**Extracted entries:**
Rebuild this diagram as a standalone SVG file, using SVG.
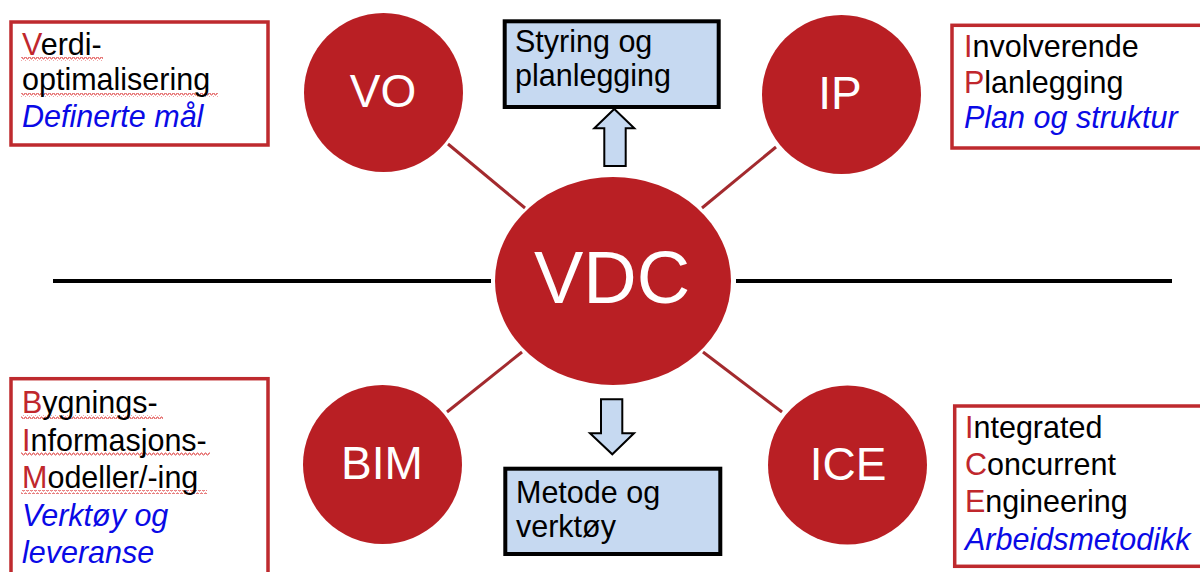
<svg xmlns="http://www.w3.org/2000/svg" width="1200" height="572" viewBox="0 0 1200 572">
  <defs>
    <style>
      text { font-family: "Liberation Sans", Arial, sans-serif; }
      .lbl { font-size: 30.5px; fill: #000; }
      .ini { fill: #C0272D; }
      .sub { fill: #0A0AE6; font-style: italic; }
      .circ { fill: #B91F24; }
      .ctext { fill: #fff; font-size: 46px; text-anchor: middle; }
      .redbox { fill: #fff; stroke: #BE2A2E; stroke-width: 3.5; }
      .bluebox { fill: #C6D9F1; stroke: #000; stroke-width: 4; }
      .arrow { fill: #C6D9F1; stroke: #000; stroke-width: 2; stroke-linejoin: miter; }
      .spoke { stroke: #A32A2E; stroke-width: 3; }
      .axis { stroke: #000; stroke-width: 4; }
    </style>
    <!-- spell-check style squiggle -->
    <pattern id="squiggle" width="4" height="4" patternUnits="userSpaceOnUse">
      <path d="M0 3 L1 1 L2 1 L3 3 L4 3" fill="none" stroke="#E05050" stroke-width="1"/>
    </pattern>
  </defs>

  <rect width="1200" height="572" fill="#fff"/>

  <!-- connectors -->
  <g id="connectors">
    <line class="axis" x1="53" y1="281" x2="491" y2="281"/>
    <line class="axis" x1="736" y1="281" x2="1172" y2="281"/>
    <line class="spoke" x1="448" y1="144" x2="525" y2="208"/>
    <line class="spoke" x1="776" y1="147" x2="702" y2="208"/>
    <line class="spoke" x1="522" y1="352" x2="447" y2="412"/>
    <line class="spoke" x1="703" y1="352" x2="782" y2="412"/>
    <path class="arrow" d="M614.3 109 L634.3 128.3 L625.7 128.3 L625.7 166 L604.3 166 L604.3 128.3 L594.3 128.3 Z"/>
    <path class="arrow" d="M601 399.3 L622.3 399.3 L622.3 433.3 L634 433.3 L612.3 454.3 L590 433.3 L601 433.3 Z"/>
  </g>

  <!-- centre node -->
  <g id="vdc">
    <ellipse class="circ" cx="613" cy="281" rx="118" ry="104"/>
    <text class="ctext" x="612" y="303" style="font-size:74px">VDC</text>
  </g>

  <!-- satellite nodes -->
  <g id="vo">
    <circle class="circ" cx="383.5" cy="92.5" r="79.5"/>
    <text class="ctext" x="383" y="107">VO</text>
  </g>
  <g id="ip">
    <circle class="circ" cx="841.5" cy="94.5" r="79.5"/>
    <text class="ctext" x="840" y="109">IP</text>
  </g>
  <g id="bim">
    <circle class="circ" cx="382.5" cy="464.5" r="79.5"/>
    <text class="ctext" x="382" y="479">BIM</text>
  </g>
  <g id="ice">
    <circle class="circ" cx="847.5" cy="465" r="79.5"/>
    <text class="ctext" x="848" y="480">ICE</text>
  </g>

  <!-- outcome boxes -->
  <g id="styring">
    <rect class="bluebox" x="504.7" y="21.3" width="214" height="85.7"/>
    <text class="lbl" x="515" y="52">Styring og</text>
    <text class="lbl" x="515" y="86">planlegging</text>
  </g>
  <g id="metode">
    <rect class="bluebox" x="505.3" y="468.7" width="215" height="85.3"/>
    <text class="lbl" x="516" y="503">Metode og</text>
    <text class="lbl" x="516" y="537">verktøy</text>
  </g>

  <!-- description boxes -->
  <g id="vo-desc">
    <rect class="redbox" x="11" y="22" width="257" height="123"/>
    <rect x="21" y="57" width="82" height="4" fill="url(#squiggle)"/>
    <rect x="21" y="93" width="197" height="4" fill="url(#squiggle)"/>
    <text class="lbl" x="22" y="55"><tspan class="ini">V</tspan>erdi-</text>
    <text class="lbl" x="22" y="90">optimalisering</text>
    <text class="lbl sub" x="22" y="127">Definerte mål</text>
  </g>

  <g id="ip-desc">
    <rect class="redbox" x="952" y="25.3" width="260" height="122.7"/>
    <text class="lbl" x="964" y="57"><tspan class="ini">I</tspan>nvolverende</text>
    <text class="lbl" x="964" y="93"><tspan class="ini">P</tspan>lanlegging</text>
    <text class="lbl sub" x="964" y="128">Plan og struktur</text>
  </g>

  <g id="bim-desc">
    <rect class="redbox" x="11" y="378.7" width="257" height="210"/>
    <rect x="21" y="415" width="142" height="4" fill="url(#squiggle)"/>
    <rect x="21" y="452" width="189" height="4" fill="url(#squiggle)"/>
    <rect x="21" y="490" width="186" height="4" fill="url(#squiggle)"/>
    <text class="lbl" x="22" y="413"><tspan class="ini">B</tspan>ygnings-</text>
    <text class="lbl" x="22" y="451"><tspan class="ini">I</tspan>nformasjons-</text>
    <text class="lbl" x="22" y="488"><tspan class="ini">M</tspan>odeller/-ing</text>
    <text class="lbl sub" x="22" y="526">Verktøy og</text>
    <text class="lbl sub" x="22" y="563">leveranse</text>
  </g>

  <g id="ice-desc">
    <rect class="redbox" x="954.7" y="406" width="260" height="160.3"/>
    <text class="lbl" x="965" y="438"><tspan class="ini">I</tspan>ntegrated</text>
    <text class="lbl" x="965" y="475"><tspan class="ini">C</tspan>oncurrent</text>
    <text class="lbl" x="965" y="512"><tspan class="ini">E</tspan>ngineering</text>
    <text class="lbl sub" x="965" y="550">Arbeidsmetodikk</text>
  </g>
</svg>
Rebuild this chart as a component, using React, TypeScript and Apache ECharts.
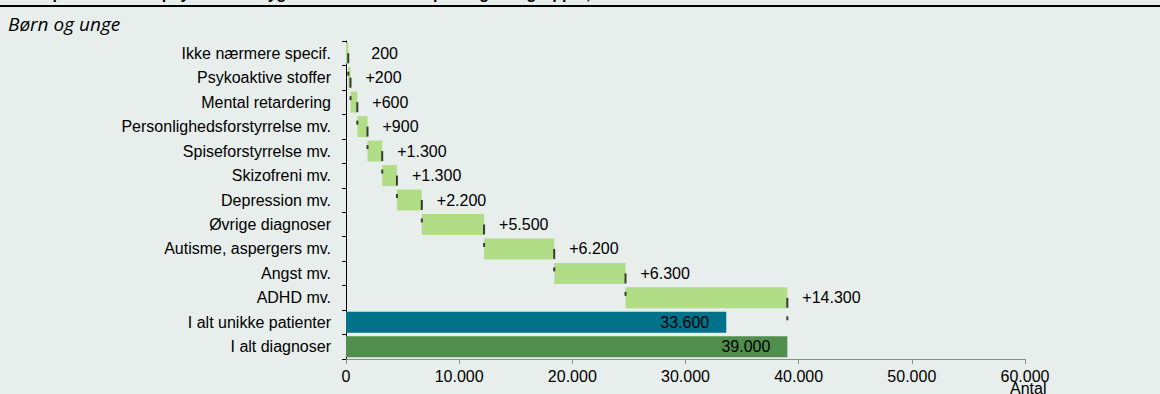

**Stated task:** Extract every line above containing the word "Rebuild".

**The result:**
Rebuild this diagram as a standalone SVG file, using SVG.
Rebuild this chart as a component, using React, TypeScript and Apache ECharts.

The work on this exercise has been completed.